The College of Arts and Social Sciences' Second Professoriate Lecture of 2016
The opening decades of the nineteenth century, which we know as the Age of Romanticism in Britain, was also the great age of periodical literature – The Periodical Enlightenment – at the centre of which were the Edinburgh Review (est. 1802), the Quarterly Review (1809), Blackwood’s Edinburgh Magazine (or Maga) (1817), and the Westminster Review (1824), each offering a politically-inflected conspectus of current knowledge and creative literature that was often aggressively argumentative and assumed greater authority than either the author or the reader.

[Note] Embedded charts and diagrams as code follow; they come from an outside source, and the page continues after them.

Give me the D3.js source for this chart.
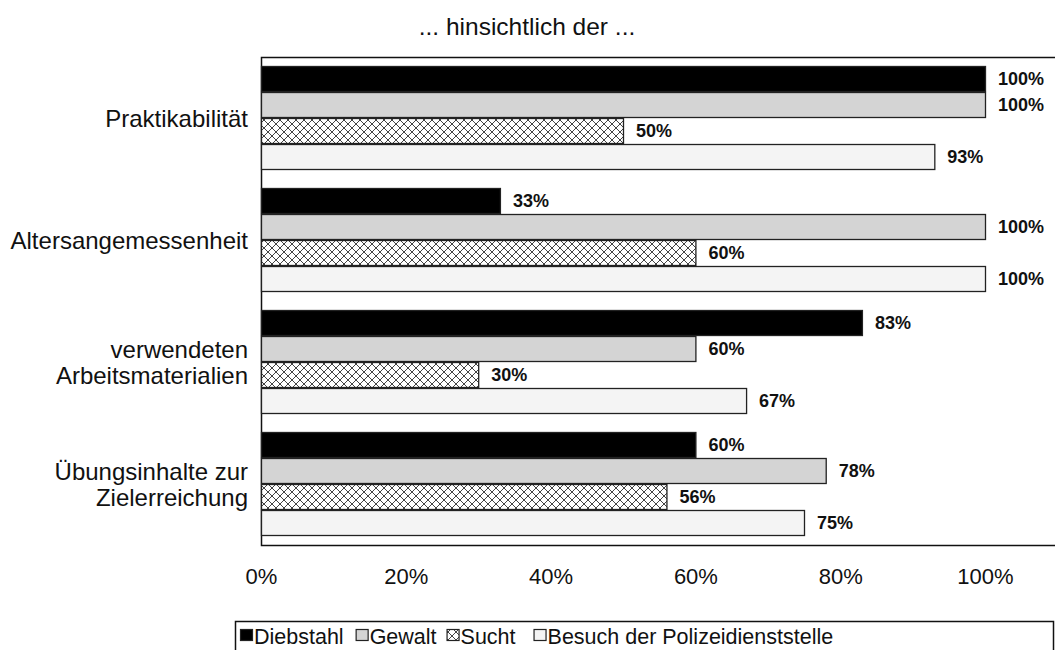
<!DOCTYPE html>
<html>
<head>
<meta charset="utf-8">
<script src="https://cdn.jsdelivr.net/npm/d3@7"></script>
<style>
  html, body { margin: 0; padding: 0; background: #fff; }
  svg { display: block; font-family: "Liberation Sans", Arial, Helvetica, sans-serif; }
</style>
</head>
<body>
<svg id="chart" width="1055" height="650"></svg>
<script>
// Categories (each label may span several lines)
const categories = ["Praktikabilität", "Altersangemessenheit", "verwendeten\nArbeitsmaterialien", "Übungsinhalte zur\nZielerreichung"];
const series = ["Diebstahl", "Gewalt", "Sucht", "Besuch der Polizeidienststelle"];
// Share per category, one array per series
const diebstahl = [1.00, 0.33, 0.83, 0.60];
const gewalt    = [1.00, 1.00, 0.60, 0.78];
const sucht     = [0.50, 0.60, 0.30, 0.56];
const besuch    = [0.93, 1.00, 0.67, 0.75];
const tickValues = [0, 0.2, 0.4, 0.6, 0.8, 1.0];
const title = "... hinsichtlich der ...";

const valuesBySeries = [diebstahl, gewalt, sucht, besuch];
const fills = ["#000000", "#d4d4d4", "url(#hatch)", "#f4f4f4"];

const svg = d3.select("#chart");
const defs = svg.append("defs");
const pat = defs.append("pattern")
  .attr("id", "hatch").attr("patternUnits", "userSpaceOnUse")
  .attr("width", 8).attr("height", 8);
pat.append("rect").attr("width", 8).attr("height", 8).attr("fill", "#fff");
pat.append("path").attr("d", "M0,0L8,8M8,0L0,8M-1,7L1,9M7,-1L9,1")
  .attr("stroke", "#444").attr("stroke-width", 1).attr("fill", "none");

const plot = { left: 261, top: 57, bottom: 545, right: 1062 };

const x = d3.scaleLinear().domain([0, 1]).range([plot.left, 985]);
const y0 = d3.scaleBand().domain(categories).range([plot.top, plot.bottom]);
const y1 = d3.scaleBand().domain(series).range([9, y0.bandwidth() - 9]);

// Title
svg.append("text")
  .attr("x", 527).attr("y", 35)
  .attr("text-anchor", "middle")
  .attr("font-size", 24.5)
  .attr("fill", "#111")
  .text(title);

// Plot frame
svg.append("rect")
  .attr("x", plot.left + 0.5).attr("y", plot.top + 0.5)
  .attr("width", plot.right - plot.left).attr("height", plot.bottom - plot.top)
  .attr("fill", "none").attr("stroke", "#111").attr("stroke-width", 1.5);

// Bars
const rows = [];
categories.forEach((c, ci) => {
  series.forEach((s, si) => {
    rows.push({ c, s, si, v: valuesBySeries[si][ci] });
  });
});

const g = svg.append("g");
g.selectAll("rect.bar").data(rows).join("rect")
  .attr("class", "bar")
  .attr("x", x(0) + 0.5)
  .attr("y", d => y0(d.c) + y1(d.s) + 0.5)
  .attr("width", d => x(d.v) - x(0))
  .attr("height", y1.bandwidth() - 1)
  .attr("fill", d => fills[d.si])
  .attr("stroke", "#222")
  .attr("stroke-width", 1.3);

// Value labels
g.selectAll("text.val").data(rows).join("text")
  .attr("class", "val")
  .attr("x", d => x(d.v) + 13)
  .attr("y", d => y0(d.c) + y1(d.s) + y1.bandwidth() / 2)
  .attr("dy", "0.36em")
  .attr("font-size", 18)
  .attr("font-weight", "bold")
  .attr("fill", "#111")
  .text(d => d3.format(".0%")(d.v));

// Category labels
const catG = svg.append("g");
categories.forEach(c => {
  const lines = c.split("\n");
  const cy = y0(c) + y0.bandwidth() / 2;
  const lh = 26;
  const t = catG.append("text")
    .attr("text-anchor", "end")
    .attr("font-size", 24)
    .attr("fill", "#111");
  lines.forEach((ln, i) => {
    t.append("tspan")
      .attr("x", 248)
      .attr("y", cy + (i - (lines.length - 1) / 2) * lh)
      .attr("dy", "0.36em")
      .text(ln);
  });
});

// X axis tick labels
const axis = d3.axisBottom(x).tickValues(tickValues).tickFormat(d3.format(".0%")).tickSize(0).tickPadding(0);
const ax = svg.append("g").attr("transform", `translate(0,${plot.bottom + 23})`).call(axis);
ax.select(".domain").remove();
ax.selectAll("text").attr("font-size", 22).attr("fill", "#111")
  .attr("font-family", "Liberation Sans, Arial, sans-serif");

// Legend
const leg = svg.append("g");
leg.append("rect")
  .attr("x", 235.5).attr("y", 621.5).attr("width", 818).attr("height", 40)
  .attr("fill", "#fff").attr("stroke", "#111").attr("stroke-width", 1.5);
let lx = 240;
const gaps = [12, 10, 18, 0];
series.forEach((s, i) => {
  leg.append("rect")
    .attr("x", lx + 0.5).attr("y", 629.5).attr("width", 12).attr("height", 11)
    .attr("fill", fills[i]).attr("stroke", "#222").attr("stroke-width", 1.2);
  const t = leg.append("text")
    .attr("x", lx + 14).attr("y", 644)
    .attr("font-size", 21.5).attr("fill", "#111")
    .text(s);
  lx += 14 + t.node().getComputedTextLength() + gaps[i];
});
</script>
</body>
</html>
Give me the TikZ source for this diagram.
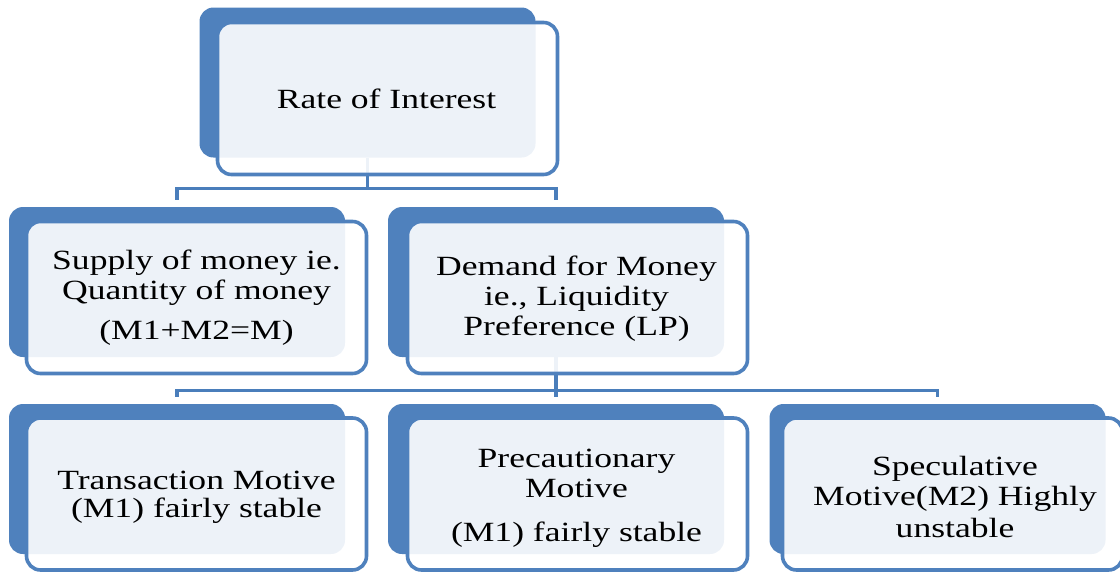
\documentclass[tikz,border=0pt]{standalone}
\usepackage{fontspec}
\setmainfont{Liberation Serif}[FakeStretch=1.28]
\usetikzlibrary{calc}
\definecolor{accent}{HTML}{4F81BD}
\definecolor{linkc}{HTML}{4A7EBB}
\begin{document}
\begin{tikzpicture}[x=1pt,y=-1pt,
  back/.style={fill=accent, draw=none, rounded corners=14pt, minimum width=336pt, minimum height=150pt, inner sep=0pt},
  front/.style={draw=accent, line width=3.6pt, fill=white, fill opacity=0.9, rounded corners=14pt, minimum width=340pt, minimum height=152pt, inner sep=0pt},
  txt/.style={align=center, font=\fontsize{27.8}{30}\selectfont, text=black, inner sep=0pt},
  conn/.style={draw=linkc, line width=3.4pt, shorten >=7pt}
]
\useasboundingbox (0,0) rectangle (1120,571);
\clip (0,0) rectangle (1120,571);
% back boxes
\node[back] (dTop) at (367.5,82.5) {};
\node[back] (dSup) at (177,282) {};
\node[back] (dDem) at (556,282) {};
\node[back] (dTra) at (177,479) {};
\node[back] (dPre) at (556,479) {};
\node[back] (dSpe) at (937.5,479) {};
% connectors
\draw[conn] (dTop.south) -- ++(0,31) -| (dSup.north);
\draw[conn] (dTop.south) -- ++(0,31) -| (dDem.north);
\draw[conn] (dDem.south) -- ++(0,33) -| (dTra.north);
\draw[conn] (dDem.south) -- ++(0,33) -| (dPre.north);
\draw[conn] (dDem.south) -- ++(0,33) -| (dSpe.north);
% front boxes
\node[front] (fTop) at (387.5,98.5) {};
\node[front] (fSup) at (196.5,297.5) {};
\node[front] (fDem) at (577.5,297.5) {};
\node[front] (fTra) at (196.5,494) {};
\node[front] (fPre) at (577.5,494) {};
\node[front] (fSpe) at (952.5,494) {};
% texts
\node[txt] (tTop) at (386.5,99) {Rate of Interest};
\node[txt] (tSup) at (196.5,298) {Supply of money ie.\\Quantity of money\\[10pt](M1+M2=M)};
\node[txt] (tDem) at (576.5,299) {Demand for Money\\ie., Liquidity\\Preference (LP)};
\node[txt] (tTra) at (196.5,497) {Transaction Motive\\[-2pt](M1) fairly stable};
\node[txt] (tPre) at (576.5,498) {Precautionary\\Motive\\[14pt](M1) fairly stable};
\node[txt] (tSpe) at (955,497) {Speculative\\Motive(M2) Highly\\[2pt]unstable};
\end{tikzpicture}
\end{document}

The big Reviews were by no means the only places where the Romantic reader could find clever, scathing, but often well-informed and well-argued reviews, which contributed to the high degree of literary self-consciousness we associate with Romantic literature.
This lecture looked at the phenomenon of critical reviewing during the Periodical Enlightenment (aka the Romantic period), at the mythologies that grew up around critical reviewing as an institution, and at some of the ramifications of its severity for the evolution of creative literature.
Will Christie is Head of the Humanities Research Centre and a Fellow of the Australian Academy of the Humanities.
Before coming to the ANU he was Professor of English Literature at the University of Sydney and founding president of the Romantic Studies Association of Australasia (RSAA).
His publications include Samuel Taylor Coleridge: A Literary Life (2006) – awarded the NSW Premier’s Biennial Prize for Literary Scholarship – The Edinburgh Review in the Literary Culture of Romantic Britain (2009), Dylan Thomas: A Literary Life (2014), and The Two Romanticisms and Other Essays (2016).